Indeed, despite the numerous elements that incriminate Xavier Dupont de Ligonnès, it is probably easier for his sister to believe that her nephews, her niece, and her sister-in-law are still alive than to admit the likely terrible truth that she dismisses as "inconceivable": her brother is a murderer. Christine de Verdun, who claims that "there are no real proofs" of the murders, explores the bizarre thesis of "an exfiltration" of her brother and his family "with a staging and a substitution of bodies". Her wild theories were given prime airtime on a popular weekend TV talkshow hosted by Léa Salamé on the national broadcaster France 2 on March 9, and again on March 18 on BFM TV.
Christine de Verdun has long been known for her superstitions. Along with her mother and sister, had created a prayer group claiming to receive divine messages about the Apocalypse. A police source also explains that she claimed, at one time, "to be pregnant with Lucifer". In the book she co-signs with her husband, she suggests that the plot targeting her brother goes all the way up to the highest levels of the state.
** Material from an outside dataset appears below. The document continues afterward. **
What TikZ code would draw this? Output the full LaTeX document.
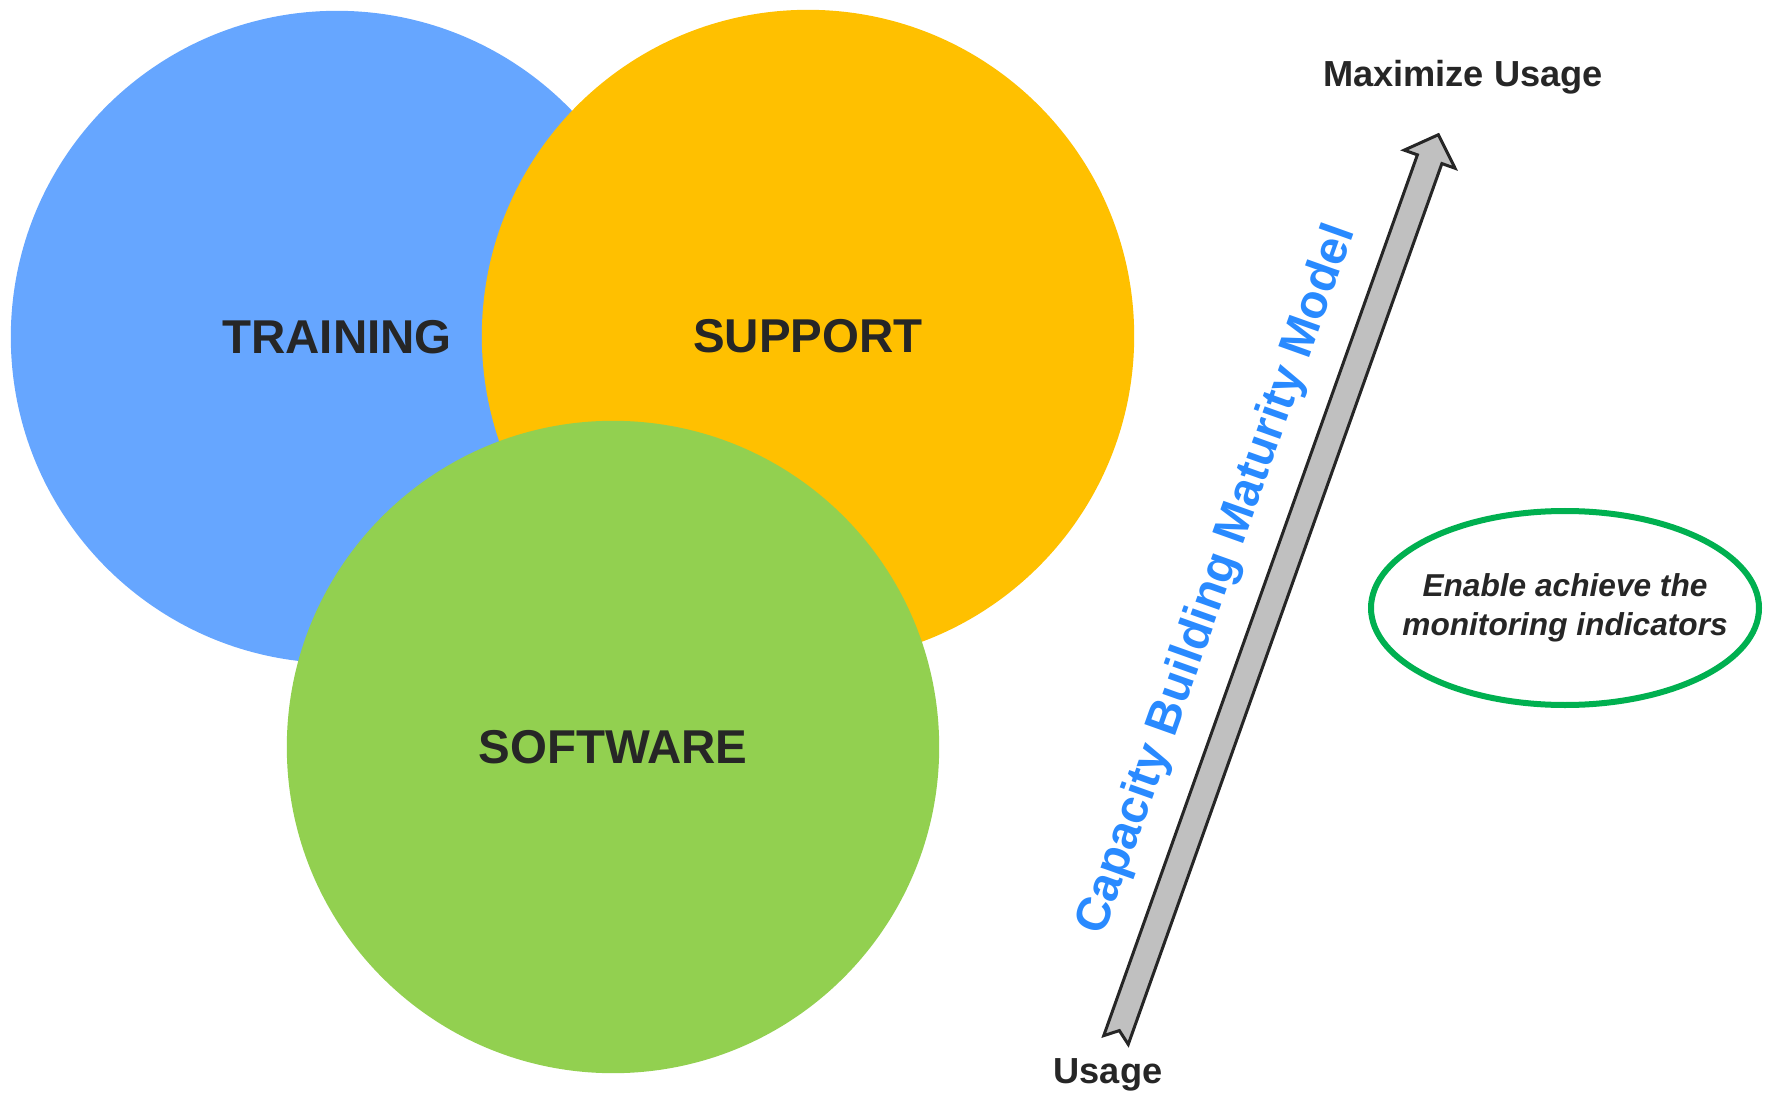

"If the Dupont de Ligonnès case is indeed a fake murder staged to hide an exfiltration, we are tempted to believe that necessarily influential people within the police or the judiciary have intervened or have been let in on the secret for the needs of the operation," de Verdun writes. "In 2011, a journalist privately told me he had learned that the Élysée was being informed daily about the progress of the investigation. Obviously, I have no guarantee of the reliability of such information, but it would support our view."
The media platforms offered to de Verdun to spread her stories about shadowy plots exonerating her prime suspect brother have been sharply criticized in France. But should we remain silent about conspiracy theories? No. Conspiracy theories are part of life; they are a societal phenomenon. It would be absurd and probably counterproductive to make them taboo subjects. However, they must be approached responsibly, within a framework ensuring the integrity of information. This excludes both complacency and the pursuit of buzz and sensationalism. If this responsibility falls on all journalists, it applies all the more so to those working for public service media outlets.